■ STATED PROBLEM ■
With the pictures left out, copy the listing below exactly.

■ SOURCE EXCERPT ■
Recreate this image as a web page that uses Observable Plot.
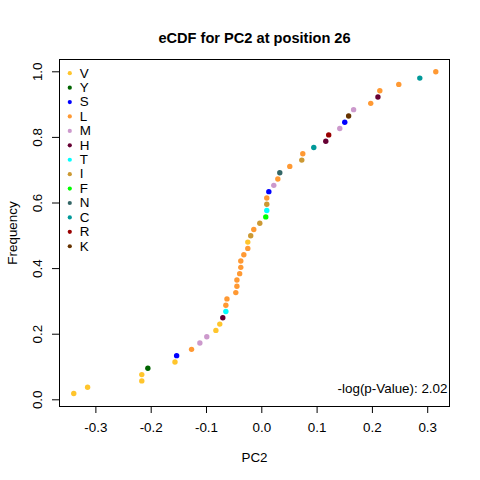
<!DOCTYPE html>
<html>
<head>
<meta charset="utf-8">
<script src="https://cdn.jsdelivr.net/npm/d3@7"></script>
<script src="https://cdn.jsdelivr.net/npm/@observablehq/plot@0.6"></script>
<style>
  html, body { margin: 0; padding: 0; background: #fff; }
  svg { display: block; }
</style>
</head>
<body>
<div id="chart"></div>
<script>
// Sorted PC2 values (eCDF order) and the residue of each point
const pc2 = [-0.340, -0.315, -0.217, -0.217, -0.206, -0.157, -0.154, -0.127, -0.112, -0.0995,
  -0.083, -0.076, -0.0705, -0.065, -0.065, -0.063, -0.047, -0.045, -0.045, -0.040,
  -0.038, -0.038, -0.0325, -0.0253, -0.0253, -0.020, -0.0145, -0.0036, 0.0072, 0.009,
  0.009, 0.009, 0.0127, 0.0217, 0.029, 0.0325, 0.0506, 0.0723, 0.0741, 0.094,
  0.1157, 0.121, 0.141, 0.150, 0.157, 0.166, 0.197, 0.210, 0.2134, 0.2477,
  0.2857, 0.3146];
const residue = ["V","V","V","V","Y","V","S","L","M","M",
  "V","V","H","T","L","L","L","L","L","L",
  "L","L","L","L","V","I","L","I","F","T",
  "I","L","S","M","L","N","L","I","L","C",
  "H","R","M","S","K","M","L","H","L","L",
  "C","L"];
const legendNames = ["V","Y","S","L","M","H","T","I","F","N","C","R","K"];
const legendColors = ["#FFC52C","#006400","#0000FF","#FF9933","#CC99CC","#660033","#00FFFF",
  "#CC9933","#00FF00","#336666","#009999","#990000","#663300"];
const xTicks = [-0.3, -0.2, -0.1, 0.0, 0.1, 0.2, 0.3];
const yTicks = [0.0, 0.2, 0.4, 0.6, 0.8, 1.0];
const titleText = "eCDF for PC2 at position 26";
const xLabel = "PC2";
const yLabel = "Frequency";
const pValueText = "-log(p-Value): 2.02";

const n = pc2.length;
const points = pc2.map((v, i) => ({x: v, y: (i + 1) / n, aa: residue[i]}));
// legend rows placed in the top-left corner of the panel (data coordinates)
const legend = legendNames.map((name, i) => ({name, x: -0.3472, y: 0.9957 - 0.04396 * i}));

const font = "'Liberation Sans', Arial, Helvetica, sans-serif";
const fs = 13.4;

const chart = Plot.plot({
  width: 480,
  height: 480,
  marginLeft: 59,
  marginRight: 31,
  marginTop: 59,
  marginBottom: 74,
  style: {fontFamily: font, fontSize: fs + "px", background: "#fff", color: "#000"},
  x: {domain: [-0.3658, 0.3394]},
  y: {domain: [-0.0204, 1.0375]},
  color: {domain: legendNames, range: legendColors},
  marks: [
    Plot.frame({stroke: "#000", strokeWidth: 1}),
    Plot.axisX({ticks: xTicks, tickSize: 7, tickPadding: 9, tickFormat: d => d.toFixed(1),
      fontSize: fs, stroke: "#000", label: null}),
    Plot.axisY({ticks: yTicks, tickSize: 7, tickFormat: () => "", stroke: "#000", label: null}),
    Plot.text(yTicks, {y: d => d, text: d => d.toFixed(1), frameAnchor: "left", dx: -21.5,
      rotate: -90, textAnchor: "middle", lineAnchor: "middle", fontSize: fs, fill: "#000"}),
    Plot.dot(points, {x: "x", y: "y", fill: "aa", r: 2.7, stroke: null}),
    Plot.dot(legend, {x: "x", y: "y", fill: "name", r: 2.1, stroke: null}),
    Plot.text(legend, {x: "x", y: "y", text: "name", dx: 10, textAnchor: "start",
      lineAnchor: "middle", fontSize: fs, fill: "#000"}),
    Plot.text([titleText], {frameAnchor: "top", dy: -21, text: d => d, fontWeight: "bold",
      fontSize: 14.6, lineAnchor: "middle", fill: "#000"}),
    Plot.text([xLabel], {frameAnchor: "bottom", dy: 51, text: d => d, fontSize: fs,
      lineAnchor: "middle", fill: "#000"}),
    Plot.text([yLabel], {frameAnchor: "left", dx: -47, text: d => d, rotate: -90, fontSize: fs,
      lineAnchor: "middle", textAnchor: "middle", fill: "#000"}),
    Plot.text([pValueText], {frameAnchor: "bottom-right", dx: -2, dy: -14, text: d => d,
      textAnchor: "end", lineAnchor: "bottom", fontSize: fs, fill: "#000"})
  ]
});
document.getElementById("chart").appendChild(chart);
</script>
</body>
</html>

■ SOLUTION BELOW ■
Recreate this image as a web page that uses Observable Plot.
<!DOCTYPE html>
<html>
<head>
<meta charset="utf-8">
<script src="https://cdn.jsdelivr.net/npm/d3@7"></script>
<script src="https://cdn.jsdelivr.net/npm/@observablehq/plot@0.6"></script>
<style>
  html, body { margin: 0; padding: 0; background: #fff; }
  svg { display: block; }
</style>
</head>
<body>
<div id="chart"></div>
<script>
// Sorted PC2 values (eCDF order) and the residue of each point
const pc2 = [-0.340, -0.315, -0.217, -0.217, -0.206, -0.157, -0.154, -0.127, -0.112, -0.0995,
  -0.083, -0.076, -0.0705, -0.065, -0.065, -0.063, -0.047, -0.045, -0.045, -0.040,
  -0.038, -0.038, -0.0325, -0.0253, -0.0253, -0.020, -0.0145, -0.0036, 0.0072, 0.009,
  0.009, 0.009, 0.0127, 0.0217, 0.029, 0.0325, 0.0506, 0.0723, 0.0741, 0.094,
  0.1157, 0.121, 0.141, 0.150, 0.157, 0.166, 0.197, 0.210, 0.2134, 0.2477,
  0.2857, 0.3146];
const residue = ["V","V","V","V","Y","V","S","L","M","M",
  "V","V","H","T","L","L","L","L","L","L",
  "L","L","L","L","V","I","L","I","F","T",
  "I","L","S","M","L","N","L","I","L","C",
  "H","R","M","S","K","M","L","H","L","L",
  "C","L"];
const legendNames = ["V","Y","S","L","M","H","T","I","F","N","C","R","K"];
const legendColors = ["#FFC52C","#006400","#0000FF","#FF9933","#CC99CC","#660033","#00FFFF",
  "#CC9933","#00FF00","#336666","#009999","#990000","#663300"];
const xTicks = [-0.3, -0.2, -0.1, 0.0, 0.1, 0.2, 0.3];
const yTicks = [0.0, 0.2, 0.4, 0.6, 0.8, 1.0];
const titleText = "eCDF for PC2 at position 26";
const xLabel = "PC2";
const yLabel = "Frequency";
const pValueText = "-log(p-Value): 2.02";

const n = pc2.length;
const points = pc2.map((v, i) => ({x: v, y: (i + 1) / n, aa: residue[i]}));
// legend rows placed in the top-left corner of the panel (data coordinates)
const legend = legendNames.map((name, i) => ({name, x: -0.3472, y: 0.9957 - 0.04396 * i}));

const font = "'Liberation Sans', Arial, Helvetica, sans-serif";
const fs = 13.4;

const chart = Plot.plot({
  width: 480,
  height: 480,
  marginLeft: 59,
  marginRight: 31,
  marginTop: 59,
  marginBottom: 74,
  style: {fontFamily: font, fontSize: fs + "px", background: "#fff", color: "#000"},
  x: {domain: [-0.3658, 0.3394]},
  y: {domain: [-0.0204, 1.0375]},
  color: {domain: legendNames, range: legendColors},
  marks: [
    Plot.frame({stroke: "#000", strokeWidth: 1}),
    Plot.axisX({ticks: xTicks, tickSize: 7, tickPadding: 9, tickFormat: d => d.toFixed(1),
      fontSize: fs, stroke: "#000", label: null}),
    Plot.axisY({ticks: yTicks, tickSize: 7, tickFormat: () => "", stroke: "#000", label: null}),
    Plot.text(yTicks, {y: d => d, text: d => d.toFixed(1), frameAnchor: "left", dx: -21.5,
      rotate: -90, textAnchor: "middle", lineAnchor: "middle", fontSize: fs, fill: "#000"}),
    Plot.dot(points, {x: "x", y: "y", fill: "aa", r: 2.7, stroke: null}),
    Plot.dot(legend, {x: "x", y: "y", fill: "name", r: 2.1, stroke: null}),
    Plot.text(legend, {x: "x", y: "y", text: "name", dx: 10, textAnchor: "start",
      lineAnchor: "middle", fontSize: fs, fill: "#000"}),
    Plot.text([titleText], {frameAnchor: "top", dy: -21, text: d => d, fontWeight: "bold",
      fontSize: 14.6, lineAnchor: "middle", fill: "#000"}),
    Plot.text([xLabel], {frameAnchor: "bottom", dy: 51, text: d => d, fontSize: fs,
      lineAnchor: "middle", fill: "#000"}),
    Plot.text([yLabel], {frameAnchor: "left", dx: -47, text: d => d, rotate: -90, fontSize: fs,
      lineAnchor: "middle", textAnchor: "middle", fill: "#000"}),
    Plot.text([pValueText], {frameAnchor: "bottom-right", dx: -2, dy: -14, text: d => d,
      textAnchor: "end", lineAnchor: "bottom", fontSize: fs, fill: "#000"})
  ]
});
document.getElementById("chart").appendChild(chart);
</script>
</body>
</html>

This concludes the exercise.